A few year's ago there was a surge in the number of bottles on the wine shop shelf with metal screw-caps. It looked a bit strange on wine but as we were told at the time they were better for the environment in comparison to cork, which apparently damaged vegetation as it was extracted from the earth. So we bought it.

It seems this is not the case at all.

"People may have heard misguided campaigns before... there was one about eight years ago, claiming cork harvesting was destroying a vital habitat. In fact, it's preserving it." Vanessa Linforth, who manages the Soil Association's forestry programme for the Mediterranean recently commented to the BBC.

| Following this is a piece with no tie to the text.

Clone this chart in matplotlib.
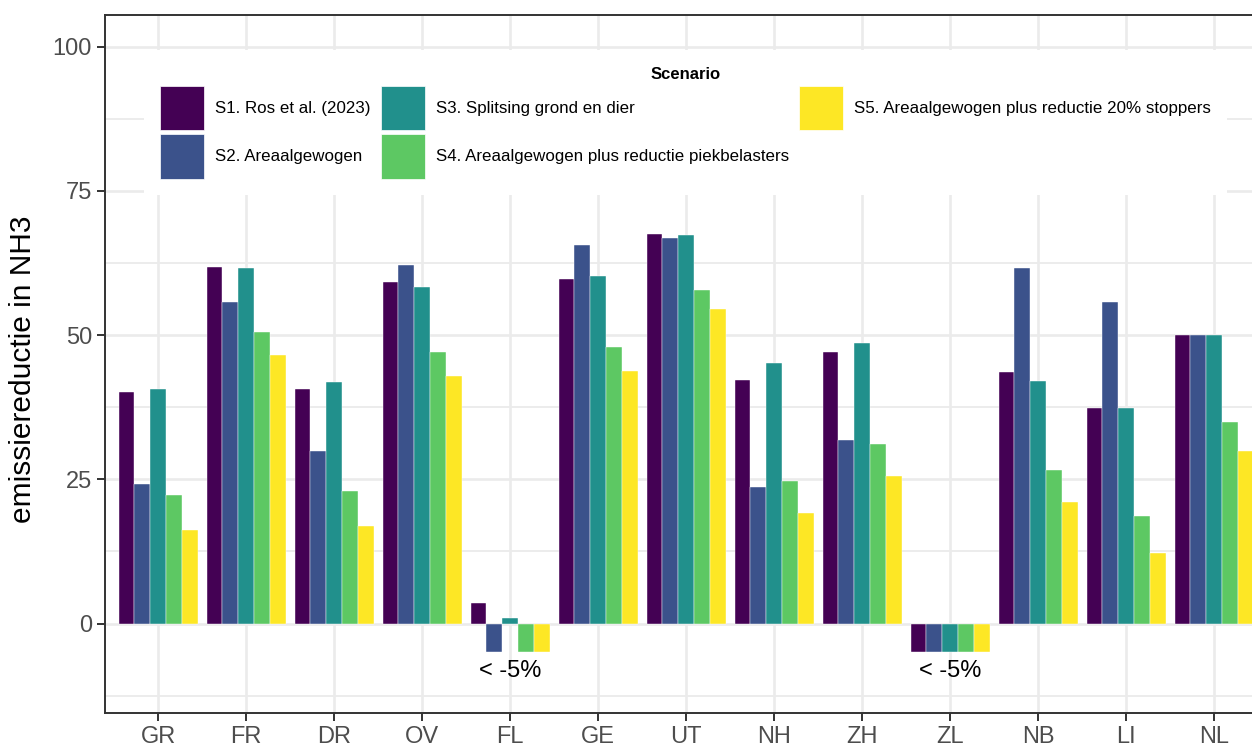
import matplotlib
matplotlib.use("Agg")
import matplotlib.pyplot as plt
import numpy as np
from matplotlib.patches import Patch

plt.rcParams['font.family'] = ['Liberation Sans', 'DejaVu Sans']

provinces = ["GR", "FR", "DR", "OV", "FL", "GE", "UT", "NH", "ZH", "ZL", "NB", "LI", "NL"]
scenarios = ["S1. Ros et al. (2023)", "S2. Areaalgewogen", "S3. Splitsing grond en dier",
             "S4. Areaalgewogen plus reductie piekbelasters",
             "S5. Areaalgewogen plus reductie 20% stoppers"]

s1 = [40.2, 61.9, 40.6, 59.3, 3.6, 59.8, 67.5, 42.2, 47.0, -5, 43.6, 37.3, 50.0]
s2 = [24.2, 55.7, 29.9, 62.2, -5, 65.6, 66.9, 23.7, 31.9, -5, 61.6, 55.8, 50.0]
s3 = [40.6, 61.6, 41.8, 58.3, 1.0, 60.2, 67.3, 45.1, 48.7, -5, 42.1, 37.4, 50.0]
s4 = [22.3, 50.5, 22.9, 47.0, -5, 47.9, 57.8, 24.8, 31.1, -5, 26.7, 18.6, 35.0]
s5 = [16.3, 46.6, 16.9, 42.9, -5, 43.75, 54.45, 19.1, 25.6, -5, 21.0, 12.3, 29.9]
series = [s1, s2, s3, s4, s5]
colors = ["#440154", "#3B528B", "#21908C", "#5DC863", "#FDE725"]

note_text = "< -5%"
note_provinces = ["FL", "ZL"]
note_y = -8.3

W, H = 1252, 747
fig = plt.figure(figsize=(W / 100, H / 100), dpi=100)
ax = fig.add_axes([105.3 / W, (H - 713) / H, 1161.6 / W, 698 / H])

x = np.arange(1, len(provinces) + 1)
bw = 0.9 / len(series)
for k, (vals, c) in enumerate(zip(series, colors)):
    ax.bar(x + (k - 2) * bw, vals, width=bw, color=c, edgecolor='white',
           linewidth=0.3, zorder=3)

for p in note_provinces:
    ax.text(provinces.index(p) + 1, note_y, note_text, ha='center', va='center',
            fontsize=17, color='black', zorder=4)

ax.set_xlim(0.4, len(provinces) + 0.6)
ax.set_ylim(-15.5, 105.5)
ax.set_xticks(x)
ax.set_xticklabels(provinces)
ax.set_yticks([0, 25, 50, 75, 100])
ax.set_yticks([-12.5, 12.5, 37.5, 62.5, 87.5], minor=True)

ax.grid(True, which='major', color='#EBEBEB', linewidth=1.9, zorder=0)
ax.grid(True, which='minor', axis='y', color='#EBEBEB', linewidth=1.3, zorder=0)
ax.set_axisbelow(True)

ax.tick_params(axis='both', which='major', length=5.5, width=1.4, color='#333333',
               labelsize=17, labelcolor='#4D4D4D', pad=4)
ax.tick_params(axis='y', which='minor', length=0)
for sp in ax.spines.values():
    sp.set_color('#333333')
    sp.set_linewidth(1.4)

ax.set_ylabel("emissiereductie in NH3", fontsize=21.5, color='black', va='center')
ax.yaxis.set_label_coords(-0.0711, 0.493)

handles = [Patch(facecolor=c, edgecolor='white', linewidth=0.5) for c in colors]
leg = ax.legend(handles, scenarios, title="Scenario", ncol=3,
                loc='upper center', bbox_to_anchor=(685.5 / W, 1 - 42 / H),
                bbox_transform=fig.transFigure, fontsize=12.2,
                title_fontproperties={'weight': 'bold', 'size': 12},
                handlelength=2.6, handleheight=3.68, handletextpad=0.63,
                columnspacing=0.63, labelspacing=0.24, borderpad=0.95,
                frameon=True, fancybox=False, framealpha=1)
leg.get_frame().set_facecolor('white')
leg.get_frame().set_edgecolor('none')
leg.set_zorder(10)

fig.savefig("out.png", dpi=100)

Cork is natural. It comes from stripping oak trees of the inner layers of bark which then grows back for farmers to strip a decade or so later. This is done gently to avoid permanent damage to the tree trunk so that the same trees can be used time and time again. They are not cut down and surrounding vegetation is not impacted as has been believed.

Wildlife surrounding the trees can, if fact, flourish. Farming cork is actually quite a sustainable practice and has prevented desertification from creeping in to areas of the Mediterranean where it is sadly becoming more prevalent.

Metal screw caps and plastic bottle stops are not the greener answer. They also don't make for a better tasting wine. Wine is able to breathe a little when a cork is used as a very small amount of oxygen seeps through, allowing a fine wine to age better.